Extracted records:

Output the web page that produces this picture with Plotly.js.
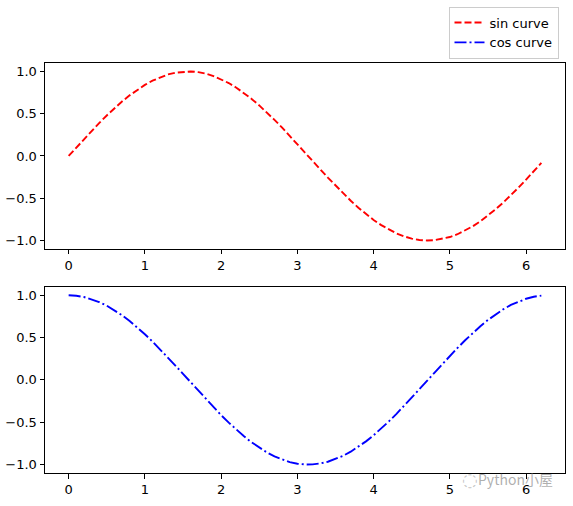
...
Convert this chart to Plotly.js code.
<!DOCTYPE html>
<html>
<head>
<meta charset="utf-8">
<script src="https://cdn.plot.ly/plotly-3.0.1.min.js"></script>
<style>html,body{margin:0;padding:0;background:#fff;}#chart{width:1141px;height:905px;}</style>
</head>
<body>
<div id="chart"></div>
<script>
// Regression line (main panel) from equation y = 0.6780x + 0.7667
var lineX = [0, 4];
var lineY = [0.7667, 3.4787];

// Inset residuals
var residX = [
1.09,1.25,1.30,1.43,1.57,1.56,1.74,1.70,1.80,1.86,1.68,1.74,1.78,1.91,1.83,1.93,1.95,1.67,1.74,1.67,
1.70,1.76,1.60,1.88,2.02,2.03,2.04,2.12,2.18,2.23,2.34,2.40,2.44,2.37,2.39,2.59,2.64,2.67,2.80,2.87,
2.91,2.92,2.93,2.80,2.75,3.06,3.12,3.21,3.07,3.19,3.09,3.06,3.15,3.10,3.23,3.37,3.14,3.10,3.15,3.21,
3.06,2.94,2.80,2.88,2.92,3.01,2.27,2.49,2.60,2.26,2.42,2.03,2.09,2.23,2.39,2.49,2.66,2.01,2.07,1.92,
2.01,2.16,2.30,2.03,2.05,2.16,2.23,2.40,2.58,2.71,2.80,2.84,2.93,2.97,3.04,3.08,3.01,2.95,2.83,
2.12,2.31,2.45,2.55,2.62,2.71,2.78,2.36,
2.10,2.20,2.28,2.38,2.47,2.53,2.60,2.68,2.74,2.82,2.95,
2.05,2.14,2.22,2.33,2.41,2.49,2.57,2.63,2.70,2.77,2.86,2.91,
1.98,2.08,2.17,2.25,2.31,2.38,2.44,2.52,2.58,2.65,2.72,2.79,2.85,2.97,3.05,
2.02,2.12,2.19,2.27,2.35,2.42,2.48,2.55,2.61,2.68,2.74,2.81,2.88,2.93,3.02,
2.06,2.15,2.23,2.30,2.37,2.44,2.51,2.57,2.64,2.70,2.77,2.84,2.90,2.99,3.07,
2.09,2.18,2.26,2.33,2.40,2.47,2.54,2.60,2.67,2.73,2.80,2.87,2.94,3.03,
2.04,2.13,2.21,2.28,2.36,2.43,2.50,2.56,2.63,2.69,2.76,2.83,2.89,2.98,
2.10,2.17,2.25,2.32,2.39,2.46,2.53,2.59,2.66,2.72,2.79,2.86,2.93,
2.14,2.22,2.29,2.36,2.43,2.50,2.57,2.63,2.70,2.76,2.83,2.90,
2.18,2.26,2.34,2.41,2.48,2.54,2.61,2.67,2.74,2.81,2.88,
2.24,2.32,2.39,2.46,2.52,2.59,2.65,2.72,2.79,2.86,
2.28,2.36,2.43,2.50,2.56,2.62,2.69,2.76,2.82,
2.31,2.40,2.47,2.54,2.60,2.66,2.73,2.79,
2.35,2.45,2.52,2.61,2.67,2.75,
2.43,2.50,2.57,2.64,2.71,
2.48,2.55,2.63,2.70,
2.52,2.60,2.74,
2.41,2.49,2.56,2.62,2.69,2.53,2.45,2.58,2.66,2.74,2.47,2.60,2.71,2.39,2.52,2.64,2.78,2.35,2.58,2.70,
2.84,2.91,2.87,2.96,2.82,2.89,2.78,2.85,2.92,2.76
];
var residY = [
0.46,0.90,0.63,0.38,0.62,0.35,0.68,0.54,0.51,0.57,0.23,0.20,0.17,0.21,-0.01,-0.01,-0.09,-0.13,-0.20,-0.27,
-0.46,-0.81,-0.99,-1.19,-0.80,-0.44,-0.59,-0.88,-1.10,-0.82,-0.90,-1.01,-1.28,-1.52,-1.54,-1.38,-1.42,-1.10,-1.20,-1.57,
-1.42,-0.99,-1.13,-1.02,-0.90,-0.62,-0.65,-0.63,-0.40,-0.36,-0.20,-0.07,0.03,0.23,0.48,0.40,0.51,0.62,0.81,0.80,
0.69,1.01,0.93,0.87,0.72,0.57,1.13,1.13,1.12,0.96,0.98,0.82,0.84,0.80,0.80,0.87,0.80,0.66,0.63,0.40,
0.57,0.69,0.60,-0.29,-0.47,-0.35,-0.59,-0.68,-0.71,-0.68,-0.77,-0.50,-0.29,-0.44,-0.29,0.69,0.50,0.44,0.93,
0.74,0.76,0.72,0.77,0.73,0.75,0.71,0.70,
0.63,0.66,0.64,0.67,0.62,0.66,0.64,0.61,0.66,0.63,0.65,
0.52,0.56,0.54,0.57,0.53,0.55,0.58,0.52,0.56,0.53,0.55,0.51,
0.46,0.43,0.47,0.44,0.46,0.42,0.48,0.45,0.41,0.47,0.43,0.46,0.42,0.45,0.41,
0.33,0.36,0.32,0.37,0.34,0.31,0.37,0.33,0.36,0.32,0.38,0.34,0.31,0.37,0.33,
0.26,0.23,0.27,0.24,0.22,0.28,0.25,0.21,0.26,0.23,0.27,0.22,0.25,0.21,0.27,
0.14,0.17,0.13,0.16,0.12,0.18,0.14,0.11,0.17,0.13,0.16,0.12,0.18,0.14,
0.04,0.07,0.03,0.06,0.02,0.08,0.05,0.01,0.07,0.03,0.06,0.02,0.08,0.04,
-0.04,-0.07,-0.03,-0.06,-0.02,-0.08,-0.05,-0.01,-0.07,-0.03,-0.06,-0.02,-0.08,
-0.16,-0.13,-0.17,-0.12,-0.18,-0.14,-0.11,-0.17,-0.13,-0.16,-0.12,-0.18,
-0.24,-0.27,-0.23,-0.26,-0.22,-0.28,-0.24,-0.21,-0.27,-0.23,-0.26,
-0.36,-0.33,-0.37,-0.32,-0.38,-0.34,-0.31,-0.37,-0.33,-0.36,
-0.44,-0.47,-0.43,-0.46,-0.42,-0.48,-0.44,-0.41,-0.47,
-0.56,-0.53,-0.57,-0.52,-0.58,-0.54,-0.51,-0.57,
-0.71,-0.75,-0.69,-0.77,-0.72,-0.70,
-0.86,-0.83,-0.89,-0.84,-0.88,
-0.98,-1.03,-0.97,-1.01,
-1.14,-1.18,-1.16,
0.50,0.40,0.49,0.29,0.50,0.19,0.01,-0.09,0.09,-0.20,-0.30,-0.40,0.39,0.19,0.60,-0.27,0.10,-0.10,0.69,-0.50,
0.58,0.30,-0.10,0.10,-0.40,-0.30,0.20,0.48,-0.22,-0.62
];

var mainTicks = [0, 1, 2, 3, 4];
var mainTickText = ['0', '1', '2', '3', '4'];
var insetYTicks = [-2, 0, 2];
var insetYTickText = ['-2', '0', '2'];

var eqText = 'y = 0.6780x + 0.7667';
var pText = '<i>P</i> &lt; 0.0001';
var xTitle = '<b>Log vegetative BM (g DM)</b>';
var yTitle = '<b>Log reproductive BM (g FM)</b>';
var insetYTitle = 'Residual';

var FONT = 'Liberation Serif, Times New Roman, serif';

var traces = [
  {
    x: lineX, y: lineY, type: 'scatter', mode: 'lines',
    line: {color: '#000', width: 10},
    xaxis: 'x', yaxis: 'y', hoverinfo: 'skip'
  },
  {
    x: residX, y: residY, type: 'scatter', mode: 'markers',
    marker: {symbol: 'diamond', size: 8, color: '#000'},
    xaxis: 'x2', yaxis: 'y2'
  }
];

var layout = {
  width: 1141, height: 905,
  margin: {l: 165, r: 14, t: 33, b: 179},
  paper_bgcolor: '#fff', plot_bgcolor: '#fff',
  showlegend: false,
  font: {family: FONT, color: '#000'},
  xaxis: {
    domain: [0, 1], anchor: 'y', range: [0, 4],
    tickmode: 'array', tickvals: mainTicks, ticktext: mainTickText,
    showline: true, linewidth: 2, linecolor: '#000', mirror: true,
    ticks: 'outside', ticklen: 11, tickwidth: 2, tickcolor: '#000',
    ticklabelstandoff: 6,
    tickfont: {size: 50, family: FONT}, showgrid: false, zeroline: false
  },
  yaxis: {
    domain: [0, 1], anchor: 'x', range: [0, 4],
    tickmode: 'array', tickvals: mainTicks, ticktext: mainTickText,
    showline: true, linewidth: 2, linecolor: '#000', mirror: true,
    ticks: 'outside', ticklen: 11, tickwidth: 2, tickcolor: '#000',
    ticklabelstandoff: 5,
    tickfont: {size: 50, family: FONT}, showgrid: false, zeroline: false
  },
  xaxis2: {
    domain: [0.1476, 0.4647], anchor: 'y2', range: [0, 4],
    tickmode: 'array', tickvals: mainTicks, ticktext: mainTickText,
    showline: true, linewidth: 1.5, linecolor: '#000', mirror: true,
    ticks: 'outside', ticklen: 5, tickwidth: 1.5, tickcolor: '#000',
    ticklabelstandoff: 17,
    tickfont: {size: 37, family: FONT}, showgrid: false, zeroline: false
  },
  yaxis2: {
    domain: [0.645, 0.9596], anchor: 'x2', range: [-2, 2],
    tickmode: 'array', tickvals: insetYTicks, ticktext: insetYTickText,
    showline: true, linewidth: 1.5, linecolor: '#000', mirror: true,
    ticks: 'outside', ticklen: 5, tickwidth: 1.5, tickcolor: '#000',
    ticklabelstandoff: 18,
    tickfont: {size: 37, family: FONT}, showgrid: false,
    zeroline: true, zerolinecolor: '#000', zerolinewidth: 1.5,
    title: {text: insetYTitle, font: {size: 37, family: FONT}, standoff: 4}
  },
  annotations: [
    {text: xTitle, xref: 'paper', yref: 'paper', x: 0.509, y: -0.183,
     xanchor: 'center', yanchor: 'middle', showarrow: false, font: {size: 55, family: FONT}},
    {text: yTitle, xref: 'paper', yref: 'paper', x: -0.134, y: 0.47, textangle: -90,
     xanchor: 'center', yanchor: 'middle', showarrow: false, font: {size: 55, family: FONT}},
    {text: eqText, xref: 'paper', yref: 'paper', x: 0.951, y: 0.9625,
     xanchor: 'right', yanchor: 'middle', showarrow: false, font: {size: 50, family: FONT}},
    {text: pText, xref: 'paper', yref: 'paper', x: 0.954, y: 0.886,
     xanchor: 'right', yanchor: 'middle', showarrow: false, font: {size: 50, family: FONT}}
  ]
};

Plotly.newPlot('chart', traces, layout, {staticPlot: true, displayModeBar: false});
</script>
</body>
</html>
--
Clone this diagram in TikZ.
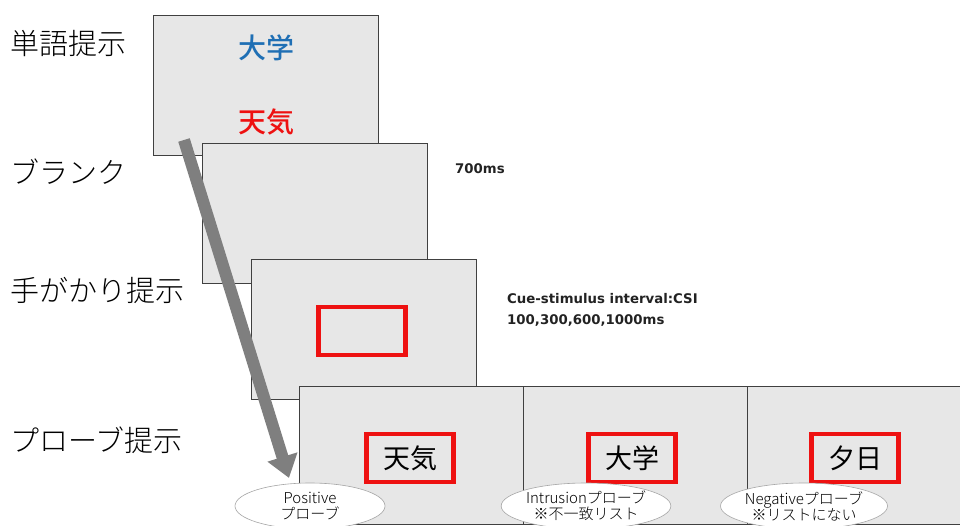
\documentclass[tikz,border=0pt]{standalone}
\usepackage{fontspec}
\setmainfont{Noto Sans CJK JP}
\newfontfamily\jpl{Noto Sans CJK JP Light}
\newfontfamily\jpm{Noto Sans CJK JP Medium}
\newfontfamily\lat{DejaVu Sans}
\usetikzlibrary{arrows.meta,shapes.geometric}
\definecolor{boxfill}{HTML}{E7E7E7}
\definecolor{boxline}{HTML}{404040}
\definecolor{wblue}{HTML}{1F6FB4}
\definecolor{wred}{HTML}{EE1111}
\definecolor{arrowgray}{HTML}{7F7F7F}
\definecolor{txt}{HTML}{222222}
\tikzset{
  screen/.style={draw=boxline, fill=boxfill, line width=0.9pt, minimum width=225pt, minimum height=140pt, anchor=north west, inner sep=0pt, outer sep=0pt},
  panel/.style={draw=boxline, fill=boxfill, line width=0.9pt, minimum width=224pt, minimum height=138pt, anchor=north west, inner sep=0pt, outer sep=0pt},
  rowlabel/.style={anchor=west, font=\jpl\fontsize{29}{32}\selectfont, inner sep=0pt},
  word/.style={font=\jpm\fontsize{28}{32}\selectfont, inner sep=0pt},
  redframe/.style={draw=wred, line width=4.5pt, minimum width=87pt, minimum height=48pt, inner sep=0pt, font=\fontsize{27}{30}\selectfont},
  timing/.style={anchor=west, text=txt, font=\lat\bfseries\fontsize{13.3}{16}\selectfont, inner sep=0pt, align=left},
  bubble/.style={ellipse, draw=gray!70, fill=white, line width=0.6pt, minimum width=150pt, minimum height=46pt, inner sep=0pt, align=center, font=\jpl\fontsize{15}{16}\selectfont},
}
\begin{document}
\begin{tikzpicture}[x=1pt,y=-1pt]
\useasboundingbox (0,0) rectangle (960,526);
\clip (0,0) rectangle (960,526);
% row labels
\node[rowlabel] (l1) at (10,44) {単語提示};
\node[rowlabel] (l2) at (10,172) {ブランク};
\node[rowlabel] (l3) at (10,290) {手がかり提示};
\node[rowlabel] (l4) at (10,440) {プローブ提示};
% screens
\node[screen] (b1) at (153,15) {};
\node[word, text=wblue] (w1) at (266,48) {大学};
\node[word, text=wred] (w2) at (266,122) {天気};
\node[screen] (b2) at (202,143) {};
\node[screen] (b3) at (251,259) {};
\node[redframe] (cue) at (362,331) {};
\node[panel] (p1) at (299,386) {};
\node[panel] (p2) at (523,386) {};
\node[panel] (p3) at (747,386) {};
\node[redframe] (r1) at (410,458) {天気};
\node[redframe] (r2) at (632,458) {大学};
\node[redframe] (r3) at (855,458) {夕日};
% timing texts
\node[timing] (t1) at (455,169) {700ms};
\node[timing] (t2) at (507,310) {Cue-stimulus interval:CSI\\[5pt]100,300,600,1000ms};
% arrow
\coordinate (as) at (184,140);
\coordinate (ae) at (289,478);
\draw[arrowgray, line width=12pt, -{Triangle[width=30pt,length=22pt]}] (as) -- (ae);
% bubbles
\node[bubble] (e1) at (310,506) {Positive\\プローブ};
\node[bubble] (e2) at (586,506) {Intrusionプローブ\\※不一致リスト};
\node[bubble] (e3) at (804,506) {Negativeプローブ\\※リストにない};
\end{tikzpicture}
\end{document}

Work to do: Identify each line in the entries with the word "this" and copy it.

Full answer:
Output the web page that produces this picture with Plotly.js.
Convert this chart to Plotly.js code.
Clone this diagram in TikZ.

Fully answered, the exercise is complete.